PROBLEM TO WORK ON
Begin with the first line below and retype each line exactly through the line containing "from bokeh.resources import INLINE". Any pictures are to be left out.
-- PROVIDED DATA start --
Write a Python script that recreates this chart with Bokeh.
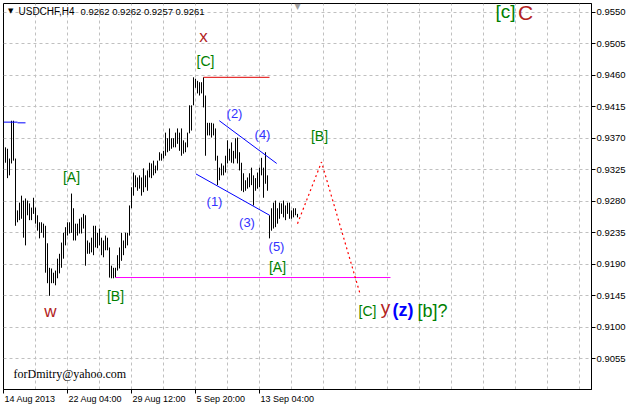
from bokeh.plotting import figure
from bokeh.models import Range1d, FixedTicker, Label, PrintfTickFormatter, ColumnDataSource, LinearAxis
from bokeh.embed import file_html
from bokeh.resources import INLINE

# ---------------- data (H4 bars, bar 0 = 14 Aug 2013 20:00) ----------------
bar_index = list(range(1, 148))
high = [0.9357, 0.9355, 0.9341, 0.9395, 0.9395, 0.9341, 0.9267, 0.9278, 0.9288, 0.9281,
        0.9284, 0.9281, 0.9277, 0.9271, 0.9285, 0.9271, 0.9260, 0.9250, 0.9250, 0.9248,
        0.9245, 0.9220, 0.9185, 0.9184, 0.9178, 0.9181, 0.9198, 0.9205, 0.9221, 0.9235,
        0.9243, 0.9250, 0.9250, 0.9291, 0.9270, 0.9248, 0.9248, 0.9255, 0.9257, 0.9262,
        0.9260, 0.9224, 0.9221, 0.9228, 0.9245, 0.9245, 0.9235, 0.9241, 0.9228, 0.9224,
        0.9231, 0.9228, 0.9214,
        0.9188, 0.9185, 0.9185, 0.9203, 0.9214, 0.9235, 0.9224, 0.9235, 0.9235, 0.9274,
        0.9300, 0.9321, 0.9317, 0.9314, 0.9317, 0.9314, 0.9327, 0.9317, 0.9324, 0.9335,
        0.9334, 0.9338, 0.9331, 0.9338, 0.9350, 0.9348, 0.9352, 0.9378, 0.9370, 0.9384,
        0.9370, 0.9370, 0.9378, 0.9384, 0.9378, 0.9384, 0.9367, 0.9364, 0.9378, 0.9417,
        0.9417,
        0.9457, 0.9455, 0.9452, 0.9450, 0.9450, 0.9457, 0.9431, 0.9392, 0.9392, 0.9392,
        0.9391, 0.9384, 0.9345, 0.9328, 0.9334, 0.9331, 0.9345, 0.9367, 0.9355, 0.9364,
        0.9352, 0.9370, 0.9371, 0.9350, 0.9335, 0.9320, 0.9310, 0.9314, 0.9320, 0.9328,
        0.9317, 0.9313, 0.9321, 0.9328, 0.9342, 0.9328, 0.9350, 0.9317,
        0.9260, 0.9270, 0.9278, 0.9281, 0.9270, 0.9278, 0.9277, 0.9281, 0.9274, 0.9278,
        0.9278, 0.9267, 0.9270, 0.9270, 0.9262]
low = [0.9335, 0.9313, 0.9317, 0.9334, 0.9338, 0.9245, 0.9250, 0.9253, 0.9255, 0.9228,
       0.9217, 0.9260, 0.9253, 0.9253, 0.9262, 0.9248, 0.9238, 0.9227, 0.9235, 0.9228,
       0.9178, 0.9163, 0.9145, 0.9163, 0.9163, 0.9160, 0.9170, 0.9177, 0.9185, 0.9198,
       0.9217, 0.9231, 0.9234, 0.9235, 0.9224, 0.9224, 0.9231, 0.9234, 0.9234, 0.9241,
       0.9188, 0.9205, 0.9205, 0.9207, 0.9203, 0.9214, 0.9213, 0.9217, 0.9203, 0.9200,
       0.9210, 0.9210, 0.9171,
       0.9170, 0.9170, 0.9171, 0.9181, 0.9184, 0.9195, 0.9203, 0.9213, 0.9217, 0.9231,
       0.9270, 0.9288, 0.9300, 0.9295, 0.9298, 0.9288, 0.9293, 0.9300, 0.9295, 0.9314,
       0.9313, 0.9317, 0.9320, 0.9324, 0.9338, 0.9338, 0.9341, 0.9345, 0.9350, 0.9352,
       0.9355, 0.9357, 0.9357, 0.9362, 0.9352, 0.9345, 0.9348, 0.9350, 0.9357, 0.9377,
       0.9381,
       0.9417, 0.9442, 0.9434, 0.9431, 0.9434, 0.9414, 0.9345, 0.9374, 0.9374, 0.9371,
       0.9374, 0.9338, 0.9303, 0.9310, 0.9317, 0.9317, 0.9321, 0.9334, 0.9338, 0.9335,
       0.9334, 0.9341, 0.9334, 0.9324, 0.9295, 0.9293, 0.9295, 0.9298, 0.9300, 0.9303,
       0.9274, 0.9295, 0.9298, 0.9300, 0.9317, 0.9285, 0.9305, 0.9295,
       0.9227, 0.9238, 0.9241, 0.9243, 0.9248, 0.9255, 0.9262, 0.9257, 0.9253, 0.9262,
       0.9255, 0.9255, 0.9257, 0.9260, 0.9257]

x_tick_bars = [0, 32, 64, 96, 128]
x_tick_labels = ["14 Aug 2013", "22 Aug 04:00", "29 Aug 12:00", "5 Sep 20:00", "13 Sep 04:00"]
grid_bars = [16, 32, 48, 64, 80, 96, 112, 128, 144, 160, 176, 192, 208, 224, 240, 256, 272, 288]
price_ticks = [0.9055, 0.9100, 0.9145, 0.9190, 0.9235, 0.9280, 0.9325,
               0.9370, 0.9415, 0.9460, 0.9505, 0.9550]

# drawn objects
level_c_bars = [100, 133]
level_c_price = [0.9457, 0.9457]
level_b_bars = [56, 193.5]
level_b_price = [0.91711, 0.91711]
blue_lvl1_bars = [0, 7]
blue_lvl1_price = [0.9393, 0.9393]
blue_lvl2_bars = [7, 11]
blue_lvl2_price = [0.9392, 0.9392]
chan_up_bars = [107.9, 136.6]
chan_up_price = [0.9395, 0.9334]
chan_lo_bars = [96.25, 133.05]
chan_lo_price = [0.9319, 0.9260]
proj_bars = [147, 159, 178.25]
proj_price = [0.9248, 0.9336, 0.9148]

# wave labels
lab_text = ["x", "[C]", "[A]", "w", "[B]", "(1)", "(2)", "(3)", "(4)", "(5)",
            "[A]", "[B]", "[c]", "C", "[C]", "y", "(z)", "[b]?"]
lab_bar = [100, 101, 34, 23.5, 56, 105.5, 115.5, 121.75, 129.5, 136.5,
           137, 158, 251, 261, 182, 191, 199.75, 214.5]
lab_price = [0.9515, 0.9480, 0.9315, 0.9123, 0.9145, 0.9280, 0.9405, 0.9250, 0.9376, 0.9215,
             0.9186, 0.9373, 0.9551, 0.9550, 0.9124, 0.9129, 0.9125, 0.9124]
RED = "#b22222"
GRN = "#008000"
BLU = "#3333ff"
lab_color = [RED, GRN, GRN, RED, GRN, BLU, BLU, BLU, BLU, BLU,
             GRN, GRN, GRN, RED, GRN, RED, "#0000ff", GRN]
lab_size = ["17px", "14px", "14px", "17px", "14px", "13px", "13px", "13px", "13px", "13px",
            "14px", "14px", "19px", "21px", "14px", "19px", "18px", "18px"]
lab_style = ["normal"] * 16 + ["bold", "normal"]

# ---------------- figure ----------------
FRAME_W = 588
FRAME_H = 386
top_price = 0.95624
bottom_price = 0.90112

p = figure(frame_width=FRAME_W, frame_height=FRAME_H, output_backend="svg",
           toolbar_location=None, y_axis_location="right",
           x_range=Range1d(0.0, FRAME_W / 2.0),
           y_range=Range1d(bottom_price, top_price),
           min_border_left=3, min_border_top=3, min_border_bottom=0, min_border_right=0)
p.background_fill_color = "white"
p.border_fill_color = "white"
p.outline_line_color = "black"
p.outline_line_alpha = 1.0

FONT = "Liberation Sans"
for ax in (p.xaxis[0], p.yaxis[0]):
    ax.axis_line_color = "black"
    ax.major_tick_line_color = "black"
    ax.major_tick_in = 0
    ax.major_tick_out = 4
    ax.minor_tick_line_color = None
    ax.major_label_text_font = FONT
    ax.major_label_text_font_size = "9.5px"
    ax.major_label_text_color = "black"

# tick marks only on the primary bottom axis
p.xaxis[0].ticker = FixedTicker(ticks=x_tick_bars)
p.xaxis[0].major_label_text_color = None
p.xaxis[0].major_label_text_font_size = "1px"
p.xaxis[0].major_label_standoff = 0

# time texts on a second bottom axis, each centred half its width right of its tick
label_half_px = [26.5, 27.8, 27.8, 25.3, 27.8]
label_pos = [b + (h / 2.0) for b, h in zip(x_tick_bars, label_half_px)]
time_axis = LinearAxis(ticker=FixedTicker(ticks=label_pos),
                       major_label_overrides={lp: t for lp, t in zip(label_pos, x_tick_labels)},
                       axis_line_color=None, major_tick_line_color=None, minor_tick_line_color=None,
                       major_tick_in=0, major_tick_out=0, major_label_standoff=0,
                       major_label_text_font=FONT, major_label_text_font_size="9px",
                       major_label_text_color="black")
p.add_layout(time_axis, "below")

p.yaxis[0].ticker = FixedTicker(ticks=price_ticks)
p.yaxis[0].formatter = PrintfTickFormatter(format="%.4f")
p.yaxis[0].major_label_standoff = 1

p.xgrid[0].ticker = FixedTicker(ticks=grid_bars)
p.ygrid[0].ticker = FixedTicker(ticks=price_ticks)
for g in (p.xgrid[0], p.ygrid[0]):
    g.grid_line_color = "#c0c0c0"
    g.grid_line_dash = "3 3"
    g.grid_line_width = 1

src = ColumnDataSource(dict(k=bar_index, hi=high, lo=low))
p.segment(x0="k", y0="lo", x1="k", y1="hi", source=src, line_color="black", line_width=1)

p.line(level_c_bars, level_c_price, line_color="#e00000", line_width=1)
p.line(level_b_bars, level_b_price, line_color="#ff00ff", line_width=1)
p.line(blue_lvl1_bars, blue_lvl1_price, line_color="#0000ff", line_width=1)
p.line(blue_lvl2_bars, blue_lvl2_price, line_color="#0000ff", line_width=1)
p.line(chan_up_bars, chan_up_price, line_color="#0000ff", line_width=1)
p.line(chan_lo_bars, chan_lo_price, line_color="#0000ff", line_width=1)
p.line(proj_bars, proj_price, line_color="#ff0000", line_width=1.2, line_dash="2 3")

for t, b, pr, c, s, st in zip(lab_text, lab_bar, lab_price, lab_color, lab_size, lab_style):
    p.add_layout(Label(x=b, y=pr, text=t, text_color=c, text_font=FONT, text_font_size=s,
                       text_font_style=st, text_align="center", text_baseline="middle"))

# window-fixed texts (screen units relative to the frame)
p.add_layout(Label(x=7.3, y=FRAME_H - 7.8, x_units="screen", y_units="screen", text="\u25bc",
                   text_font="DejaVu Sans", text_font_size="7px", text_color="black",
                   text_align="center", text_baseline="middle"))
p.add_layout(Label(x=15, y=FRAME_H - 7.5, x_units="screen", y_units="screen", text="USDCHF,H4",
                   text_font=FONT, text_font_size="10px", text_color="black",
                   text_align="left", text_baseline="middle"))
p.add_layout(Label(x=77, y=FRAME_H - 7.5, x_units="screen", y_units="screen",
                   text="0.9262 0.9262 0.9257 0.9261",
                   text_font=FONT, text_font_size="9.5px", text_color="black",
                   text_align="left", text_baseline="middle"))
p.add_layout(Label(x=294, y=FRAME_H - 2.5, x_units="screen", y_units="screen", text="\u25bc",
                   text_font="DejaVu Sans", text_font_size="8px", text_color="#a0a0a0",
                   text_align="center", text_baseline="middle"))
p.add_layout(Label(x=10, y=16, x_units="screen", y_units="screen", text="forDmitry@yahoo.com",
                   text_font="Liberation Serif", text_font_size="12px", text_color="black",
                   text_align="left", text_baseline="middle"))

open("out.html", "w").write(file_html(p, INLINE))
-- PROVIDED DATA end --
RESULT FOR THIS TASK
Write a Python script that recreates this chart with Bokeh.
from bokeh.plotting import figure
from bokeh.models import Range1d, FixedTicker, Label, PrintfTickFormatter, ColumnDataSource, LinearAxis
from bokeh.embed import file_html
from bokeh.resources import INLINE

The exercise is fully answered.